Task requirements: Keep the pictures out of the copy and print all the entries below exactly.

(Figure scripts)
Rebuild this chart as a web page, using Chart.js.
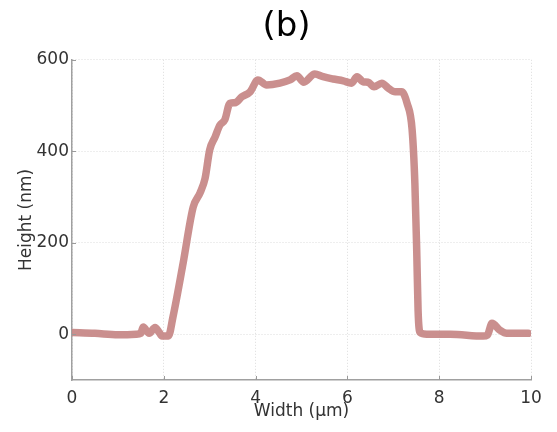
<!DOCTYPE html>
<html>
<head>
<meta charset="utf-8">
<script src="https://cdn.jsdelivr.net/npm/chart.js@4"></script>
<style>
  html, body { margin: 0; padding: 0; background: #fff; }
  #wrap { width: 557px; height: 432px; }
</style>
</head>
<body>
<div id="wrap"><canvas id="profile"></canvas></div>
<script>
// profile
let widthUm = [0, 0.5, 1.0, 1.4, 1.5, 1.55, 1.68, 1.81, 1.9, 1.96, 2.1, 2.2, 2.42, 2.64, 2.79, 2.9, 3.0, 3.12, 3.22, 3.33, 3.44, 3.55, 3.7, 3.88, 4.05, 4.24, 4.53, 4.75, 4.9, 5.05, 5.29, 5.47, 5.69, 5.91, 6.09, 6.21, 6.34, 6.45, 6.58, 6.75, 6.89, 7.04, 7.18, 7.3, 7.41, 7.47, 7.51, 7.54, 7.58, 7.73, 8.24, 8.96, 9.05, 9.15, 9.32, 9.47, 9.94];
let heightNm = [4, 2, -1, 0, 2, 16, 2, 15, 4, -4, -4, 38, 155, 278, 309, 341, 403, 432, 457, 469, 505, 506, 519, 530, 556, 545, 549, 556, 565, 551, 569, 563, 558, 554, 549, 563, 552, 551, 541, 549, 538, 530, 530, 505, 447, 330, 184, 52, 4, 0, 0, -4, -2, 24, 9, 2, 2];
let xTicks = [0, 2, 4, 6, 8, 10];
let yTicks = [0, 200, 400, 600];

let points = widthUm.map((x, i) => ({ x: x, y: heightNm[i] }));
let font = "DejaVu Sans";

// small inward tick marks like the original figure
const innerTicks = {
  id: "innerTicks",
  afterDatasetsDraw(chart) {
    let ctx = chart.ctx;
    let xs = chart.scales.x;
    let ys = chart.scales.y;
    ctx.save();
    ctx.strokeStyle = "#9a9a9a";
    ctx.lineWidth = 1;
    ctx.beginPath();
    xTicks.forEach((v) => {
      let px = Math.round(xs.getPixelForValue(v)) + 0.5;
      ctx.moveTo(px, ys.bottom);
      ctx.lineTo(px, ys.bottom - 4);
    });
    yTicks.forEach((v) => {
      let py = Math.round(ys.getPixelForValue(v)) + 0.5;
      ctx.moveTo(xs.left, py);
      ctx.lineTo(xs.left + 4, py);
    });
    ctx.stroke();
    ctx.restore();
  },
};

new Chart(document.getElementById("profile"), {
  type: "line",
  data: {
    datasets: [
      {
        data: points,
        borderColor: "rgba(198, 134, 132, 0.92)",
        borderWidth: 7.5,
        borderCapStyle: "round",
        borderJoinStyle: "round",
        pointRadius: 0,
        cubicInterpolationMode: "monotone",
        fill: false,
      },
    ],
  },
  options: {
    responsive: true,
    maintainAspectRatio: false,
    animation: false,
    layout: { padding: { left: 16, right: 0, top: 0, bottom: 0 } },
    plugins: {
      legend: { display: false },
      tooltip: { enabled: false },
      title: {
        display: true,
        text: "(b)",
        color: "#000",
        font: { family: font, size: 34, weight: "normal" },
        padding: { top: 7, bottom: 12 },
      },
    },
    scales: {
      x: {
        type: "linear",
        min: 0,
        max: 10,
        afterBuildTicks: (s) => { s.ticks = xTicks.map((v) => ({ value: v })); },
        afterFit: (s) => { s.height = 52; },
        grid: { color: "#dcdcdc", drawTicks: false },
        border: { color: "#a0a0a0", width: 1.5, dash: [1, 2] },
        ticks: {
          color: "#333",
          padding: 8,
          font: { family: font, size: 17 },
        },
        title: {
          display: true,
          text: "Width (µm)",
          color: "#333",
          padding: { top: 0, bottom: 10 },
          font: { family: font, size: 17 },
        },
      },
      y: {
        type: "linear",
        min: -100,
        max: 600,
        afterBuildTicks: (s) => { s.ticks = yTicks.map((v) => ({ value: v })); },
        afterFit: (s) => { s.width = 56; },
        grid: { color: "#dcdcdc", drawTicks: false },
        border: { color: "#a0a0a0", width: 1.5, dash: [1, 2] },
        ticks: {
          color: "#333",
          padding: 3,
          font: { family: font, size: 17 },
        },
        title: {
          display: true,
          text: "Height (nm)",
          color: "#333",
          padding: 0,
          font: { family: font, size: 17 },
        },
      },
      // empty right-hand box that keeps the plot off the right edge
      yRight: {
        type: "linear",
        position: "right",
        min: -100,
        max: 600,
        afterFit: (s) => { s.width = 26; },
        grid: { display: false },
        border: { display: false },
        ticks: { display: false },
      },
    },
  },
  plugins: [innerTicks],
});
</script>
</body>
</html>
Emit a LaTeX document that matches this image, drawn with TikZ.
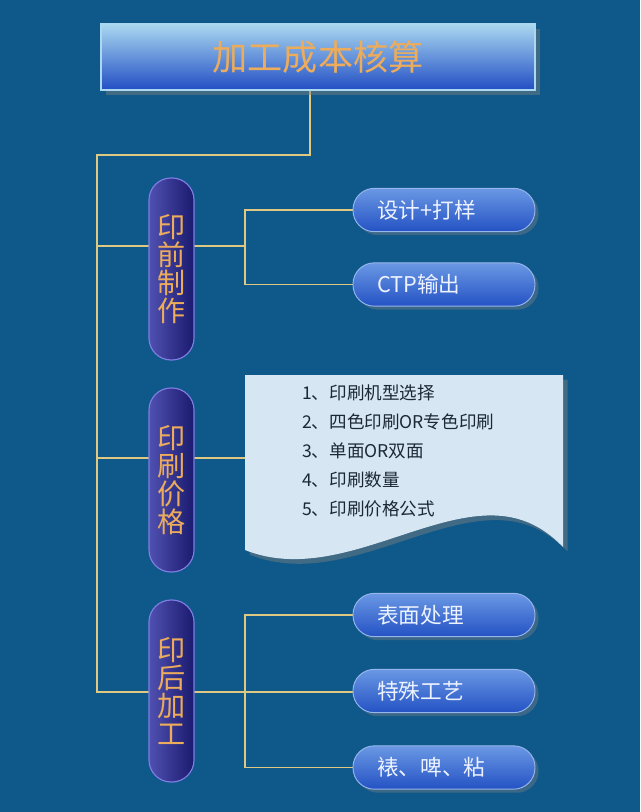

Solution:
Rebuild this chart as a web page, using Chart.js.
<!DOCTYPE html>
<html>
<head>
<meta charset="utf-8">
<script src="https://cdn.jsdelivr.net/npm/chart.js@4"></script>
<style>
  html, body { margin: 0; padding: 0; background: #fff; }
  #wrap { width: 557px; height: 432px; }
</style>
</head>
<body>
<div id="wrap"><canvas id="profile"></canvas></div>
<script>
// profile
let widthUm = [0, 0.5, 1.0, 1.4, 1.5, 1.55, 1.68, 1.81, 1.9, 1.96, 2.1, 2.2, 2.42, 2.64, 2.79, 2.9, 3.0, 3.12, 3.22, 3.33, 3.44, 3.55, 3.7, 3.88, 4.05, 4.24, 4.53, 4.75, 4.9, 5.05, 5.29, 5.47, 5.69, 5.91, 6.09, 6.21, 6.34, 6.45, 6.58, 6.75, 6.89, 7.04, 7.18, 7.3, 7.41, 7.47, 7.51, 7.54, 7.58, 7.73, 8.24, 8.96, 9.05, 9.15, 9.32, 9.47, 9.94];
let heightNm = [4, 2, -1, 0, 2, 16, 2, 15, 4, -4, -4, 38, 155, 278, 309, 341, 403, 432, 457, 469, 505, 506, 519, 530, 556, 545, 549, 556, 565, 551, 569, 563, 558, 554, 549, 563, 552, 551, 541, 549, 538, 530, 530, 505, 447, 330, 184, 52, 4, 0, 0, -4, -2, 24, 9, 2, 2];
let xTicks = [0, 2, 4, 6, 8, 10];
let yTicks = [0, 200, 400, 600];

let points = widthUm.map((x, i) => ({ x: x, y: heightNm[i] }));
let font = "DejaVu Sans";

// small inward tick marks like the original figure
const innerTicks = {
  id: "innerTicks",
  afterDatasetsDraw(chart) {
    let ctx = chart.ctx;
    let xs = chart.scales.x;
    let ys = chart.scales.y;
    ctx.save();
    ctx.strokeStyle = "#9a9a9a";
    ctx.lineWidth = 1;
    ctx.beginPath();
    xTicks.forEach((v) => {
      let px = Math.round(xs.getPixelForValue(v)) + 0.5;
      ctx.moveTo(px, ys.bottom);
      ctx.lineTo(px, ys.bottom - 4);
    });
    yTicks.forEach((v) => {
      let py = Math.round(ys.getPixelForValue(v)) + 0.5;
      ctx.moveTo(xs.left, py);
      ctx.lineTo(xs.left + 4, py);
    });
    ctx.stroke();
    ctx.restore();
  },
};

new Chart(document.getElementById("profile"), {
  type: "line",
  data: {
    datasets: [
      {
        data: points,
        borderColor: "rgba(198, 134, 132, 0.92)",
        borderWidth: 7.5,
        borderCapStyle: "round",
        borderJoinStyle: "round",
        pointRadius: 0,
        cubicInterpolationMode: "monotone",
        fill: false,
      },
    ],
  },
  options: {
    responsive: true,
    maintainAspectRatio: false,
    animation: false,
    layout: { padding: { left: 16, right: 0, top: 0, bottom: 0 } },
    plugins: {
      legend: { display: false },
      tooltip: { enabled: false },
      title: {
        display: true,
        text: "(b)",
        color: "#000",
        font: { family: font, size: 34, weight: "normal" },
        padding: { top: 7, bottom: 12 },
      },
    },
    scales: {
      x: {
        type: "linear",
        min: 0,
        max: 10,
        afterBuildTicks: (s) => { s.ticks = xTicks.map((v) => ({ value: v })); },
        afterFit: (s) => { s.height = 52; },
        grid: { color: "#dcdcdc", drawTicks: false },
        border: { color: "#a0a0a0", width: 1.5, dash: [1, 2] },
        ticks: {
          color: "#333",
          padding: 8,
          font: { family: font, size: 17 },
        },
        title: {
          display: true,
          text: "Width (µm)",
          color: "#333",
          padding: { top: 0, bottom: 10 },
          font: { family: font, size: 17 },
        },
      },
      y: {
        type: "linear",
        min: -100,
        max: 600,
        afterBuildTicks: (s) => { s.ticks = yTicks.map((v) => ({ value: v })); },
        afterFit: (s) => { s.width = 56; },
        grid: { color: "#dcdcdc", drawTicks: false },
        border: { color: "#a0a0a0", width: 1.5, dash: [1, 2] },
        ticks: {
          color: "#333",
          padding: 3,
          font: { family: font, size: 17 },
        },
        title: {
          display: true,
          text: "Height (nm)",
          color: "#333",
          padding: 0,
          font: { family: font, size: 17 },
        },
      },
      // empty right-hand box that keeps the plot off the right edge
      yRight: {
        type: "linear",
        position: "right",
        min: -100,
        max: 600,
        afterFit: (s) => { s.width = 26; },
        grid: { display: false },
        border: { display: false },
        ticks: { display: false },
      },
    },
  },
  plugins: [innerTicks],
});
</script>
</body>
</html>
Emit a LaTeX document that matches this image, drawn with TikZ.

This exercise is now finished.